Begin

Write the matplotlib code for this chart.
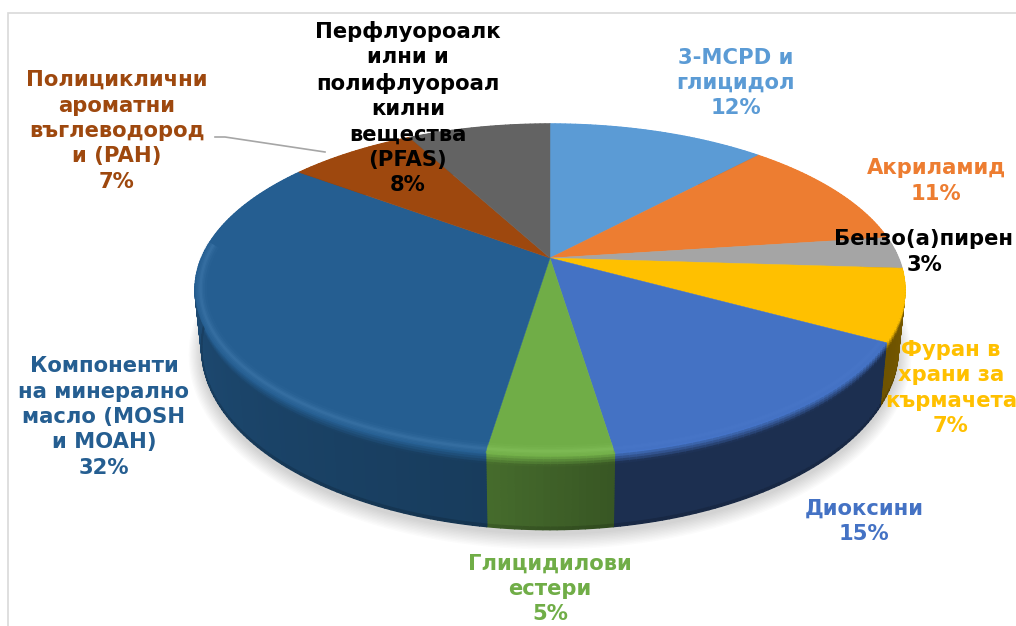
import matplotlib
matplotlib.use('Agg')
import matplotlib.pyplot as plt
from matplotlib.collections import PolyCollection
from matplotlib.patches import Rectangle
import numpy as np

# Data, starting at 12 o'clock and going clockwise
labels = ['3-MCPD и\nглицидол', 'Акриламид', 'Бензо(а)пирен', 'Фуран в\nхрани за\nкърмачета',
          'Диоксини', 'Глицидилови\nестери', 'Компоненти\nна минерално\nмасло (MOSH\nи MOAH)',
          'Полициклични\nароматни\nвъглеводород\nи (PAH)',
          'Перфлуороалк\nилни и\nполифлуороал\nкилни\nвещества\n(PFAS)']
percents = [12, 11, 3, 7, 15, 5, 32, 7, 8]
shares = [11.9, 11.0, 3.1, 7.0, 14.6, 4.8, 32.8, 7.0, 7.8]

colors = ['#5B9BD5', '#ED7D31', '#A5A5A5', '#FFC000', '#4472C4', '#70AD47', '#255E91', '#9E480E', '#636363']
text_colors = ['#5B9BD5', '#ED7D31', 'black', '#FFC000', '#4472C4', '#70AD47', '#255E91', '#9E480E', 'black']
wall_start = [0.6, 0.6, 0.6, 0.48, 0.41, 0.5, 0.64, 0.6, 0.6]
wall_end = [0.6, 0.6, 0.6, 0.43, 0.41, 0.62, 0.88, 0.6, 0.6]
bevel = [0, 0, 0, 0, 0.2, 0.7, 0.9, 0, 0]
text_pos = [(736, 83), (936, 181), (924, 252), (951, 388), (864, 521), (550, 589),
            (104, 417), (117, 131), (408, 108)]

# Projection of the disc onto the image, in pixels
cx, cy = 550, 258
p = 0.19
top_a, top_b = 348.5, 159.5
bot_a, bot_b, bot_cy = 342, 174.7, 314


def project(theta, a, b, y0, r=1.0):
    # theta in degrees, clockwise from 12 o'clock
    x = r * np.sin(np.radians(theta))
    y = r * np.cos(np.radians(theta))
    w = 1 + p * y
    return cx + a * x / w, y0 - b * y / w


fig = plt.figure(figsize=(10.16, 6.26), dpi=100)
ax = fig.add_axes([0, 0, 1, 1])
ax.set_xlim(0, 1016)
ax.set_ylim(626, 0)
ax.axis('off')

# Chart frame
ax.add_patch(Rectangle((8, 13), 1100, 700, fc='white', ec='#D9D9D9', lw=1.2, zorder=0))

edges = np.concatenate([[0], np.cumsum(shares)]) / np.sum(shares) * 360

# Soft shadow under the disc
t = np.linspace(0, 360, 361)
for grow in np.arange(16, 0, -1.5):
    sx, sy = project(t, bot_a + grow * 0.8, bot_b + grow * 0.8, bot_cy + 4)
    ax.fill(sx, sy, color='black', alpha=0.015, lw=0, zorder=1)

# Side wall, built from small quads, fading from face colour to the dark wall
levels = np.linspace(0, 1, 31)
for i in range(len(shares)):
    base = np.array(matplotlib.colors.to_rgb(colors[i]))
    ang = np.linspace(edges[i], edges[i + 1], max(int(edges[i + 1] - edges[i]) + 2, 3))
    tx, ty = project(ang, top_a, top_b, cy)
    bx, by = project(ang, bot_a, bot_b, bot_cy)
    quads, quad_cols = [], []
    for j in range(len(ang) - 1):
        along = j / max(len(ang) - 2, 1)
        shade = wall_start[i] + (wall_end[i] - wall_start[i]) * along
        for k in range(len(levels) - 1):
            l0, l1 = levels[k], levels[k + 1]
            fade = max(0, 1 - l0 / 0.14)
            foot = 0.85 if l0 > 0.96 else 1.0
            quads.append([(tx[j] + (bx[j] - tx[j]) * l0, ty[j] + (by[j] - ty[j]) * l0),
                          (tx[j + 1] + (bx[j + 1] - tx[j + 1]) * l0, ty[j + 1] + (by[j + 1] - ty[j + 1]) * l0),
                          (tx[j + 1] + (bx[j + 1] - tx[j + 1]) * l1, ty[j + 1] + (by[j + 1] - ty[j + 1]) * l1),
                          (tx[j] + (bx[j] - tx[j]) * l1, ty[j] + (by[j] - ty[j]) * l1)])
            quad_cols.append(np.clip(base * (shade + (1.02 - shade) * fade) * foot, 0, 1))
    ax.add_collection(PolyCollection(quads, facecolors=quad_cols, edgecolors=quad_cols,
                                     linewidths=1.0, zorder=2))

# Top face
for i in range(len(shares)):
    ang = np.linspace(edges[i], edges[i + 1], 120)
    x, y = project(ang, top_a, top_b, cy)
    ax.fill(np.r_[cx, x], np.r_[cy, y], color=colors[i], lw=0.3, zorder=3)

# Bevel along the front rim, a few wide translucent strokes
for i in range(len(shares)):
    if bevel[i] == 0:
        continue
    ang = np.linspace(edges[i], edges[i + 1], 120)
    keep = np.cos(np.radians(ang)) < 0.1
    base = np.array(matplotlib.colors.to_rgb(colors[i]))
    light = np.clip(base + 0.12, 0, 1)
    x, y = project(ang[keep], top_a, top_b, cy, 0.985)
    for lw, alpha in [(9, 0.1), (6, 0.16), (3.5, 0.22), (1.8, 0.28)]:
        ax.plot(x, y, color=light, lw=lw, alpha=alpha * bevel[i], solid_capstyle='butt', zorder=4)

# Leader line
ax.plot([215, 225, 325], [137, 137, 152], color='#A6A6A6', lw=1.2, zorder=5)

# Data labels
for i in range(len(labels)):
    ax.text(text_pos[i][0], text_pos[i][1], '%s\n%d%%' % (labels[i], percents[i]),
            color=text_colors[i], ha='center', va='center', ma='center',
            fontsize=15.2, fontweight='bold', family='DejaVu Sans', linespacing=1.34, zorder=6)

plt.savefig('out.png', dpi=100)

End

* DESCRIPTION OF THE TASK *
Without the pictures, retype the whole of the material above exactly.

* CORRECT RESULT *
Write the matplotlib code for this chart.
import matplotlib
matplotlib.use('Agg')
import matplotlib.pyplot as plt
from matplotlib.collections import PolyCollection
from matplotlib.patches import Rectangle
import numpy as np

# Data, starting at 12 o'clock and going clockwise
labels = ['3-MCPD и\nглицидол', 'Акриламид', 'Бензо(а)пирен', 'Фуран в\nхрани за\nкърмачета',
          'Диоксини', 'Глицидилови\nестери', 'Компоненти\nна минерално\nмасло (MOSH\nи MOAH)',
          'Полициклични\nароматни\nвъглеводород\nи (PAH)',
          'Перфлуороалк\nилни и\nполифлуороал\nкилни\nвещества\n(PFAS)']
percents = [12, 11, 3, 7, 15, 5, 32, 7, 8]
shares = [11.9, 11.0, 3.1, 7.0, 14.6, 4.8, 32.8, 7.0, 7.8]

colors = ['#5B9BD5', '#ED7D31', '#A5A5A5', '#FFC000', '#4472C4', '#70AD47', '#255E91', '#9E480E', '#636363']
text_colors = ['#5B9BD5', '#ED7D31', 'black', '#FFC000', '#4472C4', '#70AD47', '#255E91', '#9E480E', 'black']
wall_start = [0.6, 0.6, 0.6, 0.48, 0.41, 0.5, 0.64, 0.6, 0.6]
wall_end = [0.6, 0.6, 0.6, 0.43, 0.41, 0.62, 0.88, 0.6, 0.6]
bevel = [0, 0, 0, 0, 0.2, 0.7, 0.9, 0, 0]
text_pos = [(736, 83), (936, 181), (924, 252), (951, 388), (864, 521), (550, 589),
            (104, 417), (117, 131), (408, 108)]

# Projection of the disc onto the image, in pixels
cx, cy = 550, 258
p = 0.19
top_a, top_b = 348.5, 159.5
bot_a, bot_b, bot_cy = 342, 174.7, 314


def project(theta, a, b, y0, r=1.0):
    # theta in degrees, clockwise from 12 o'clock
    x = r * np.sin(np.radians(theta))
    y = r * np.cos(np.radians(theta))
    w = 1 + p * y
    return cx + a * x / w, y0 - b * y / w


fig = plt.figure(figsize=(10.16, 6.26), dpi=100)
ax = fig.add_axes([0, 0, 1, 1])
ax.set_xlim(0, 1016)
ax.set_ylim(626, 0)
ax.axis('off')

# Chart frame
ax.add_patch(Rectangle((8, 13), 1100, 700, fc='white', ec='#D9D9D9', lw=1.2, zorder=0))

edges = np.concatenate([[0], np.cumsum(shares)]) / np.sum(shares) * 360

# Soft shadow under the disc
t = np.linspace(0, 360, 361)
for grow in np.arange(16, 0, -1.5):
    sx, sy = project(t, bot_a + grow * 0.8, bot_b + grow * 0.8, bot_cy + 4)
    ax.fill(sx, sy, color='black', alpha=0.015, lw=0, zorder=1)

# Side wall, built from small quads, fading from face colour to the dark wall
levels = np.linspace(0, 1, 31)
for i in range(len(shares)):
    base = np.array(matplotlib.colors.to_rgb(colors[i]))
    ang = np.linspace(edges[i], edges[i + 1], max(int(edges[i + 1] - edges[i]) + 2, 3))
    tx, ty = project(ang, top_a, top_b, cy)
    bx, by = project(ang, bot_a, bot_b, bot_cy)
    quads, quad_cols = [], []
    for j in range(len(ang) - 1):
        along = j / max(len(ang) - 2, 1)
        shade = wall_start[i] + (wall_end[i] - wall_start[i]) * along
        for k in range(len(levels) - 1):
            l0, l1 = levels[k], levels[k + 1]
            fade = max(0, 1 - l0 / 0.14)
            foot = 0.85 if l0 > 0.96 else 1.0
            quads.append([(tx[j] + (bx[j] - tx[j]) * l0, ty[j] + (by[j] - ty[j]) * l0),
                          (tx[j + 1] + (bx[j + 1] - tx[j + 1]) * l0, ty[j + 1] + (by[j + 1] - ty[j + 1]) * l0),
                          (tx[j + 1] + (bx[j + 1] - tx[j + 1]) * l1, ty[j + 1] + (by[j + 1] - ty[j + 1]) * l1),
                          (tx[j] + (bx[j] - tx[j]) * l1, ty[j] + (by[j] - ty[j]) * l1)])
            quad_cols.append(np.clip(base * (shade + (1.02 - shade) * fade) * foot, 0, 1))
    ax.add_collection(PolyCollection(quads, facecolors=quad_cols, edgecolors=quad_cols,
                                     linewidths=1.0, zorder=2))

# Top face
for i in range(len(shares)):
    ang = np.linspace(edges[i], edges[i + 1], 120)
    x, y = project(ang, top_a, top_b, cy)
    ax.fill(np.r_[cx, x], np.r_[cy, y], color=colors[i], lw=0.3, zorder=3)

# Bevel along the front rim, a few wide translucent strokes
for i in range(len(shares)):
    if bevel[i] == 0:
        continue
    ang = np.linspace(edges[i], edges[i + 1], 120)
    keep = np.cos(np.radians(ang)) < 0.1
    base = np.array(matplotlib.colors.to_rgb(colors[i]))
    light = np.clip(base + 0.12, 0, 1)
    x, y = project(ang[keep], top_a, top_b, cy, 0.985)
    for lw, alpha in [(9, 0.1), (6, 0.16), (3.5, 0.22), (1.8, 0.28)]:
        ax.plot(x, y, color=light, lw=lw, alpha=alpha * bevel[i], solid_capstyle='butt', zorder=4)

# Leader line
ax.plot([215, 225, 325], [137, 137, 152], color='#A6A6A6', lw=1.2, zorder=5)

# Data labels
for i in range(len(labels)):
    ax.text(text_pos[i][0], text_pos[i][1], '%s\n%d%%' % (labels[i], percents[i]),
            color=text_colors[i], ha='center', va='center', ma='center',
            fontsize=15.2, fontweight='bold', family='DejaVu Sans', linespacing=1.34, zorder=6)

plt.savefig('out.png', dpi=100)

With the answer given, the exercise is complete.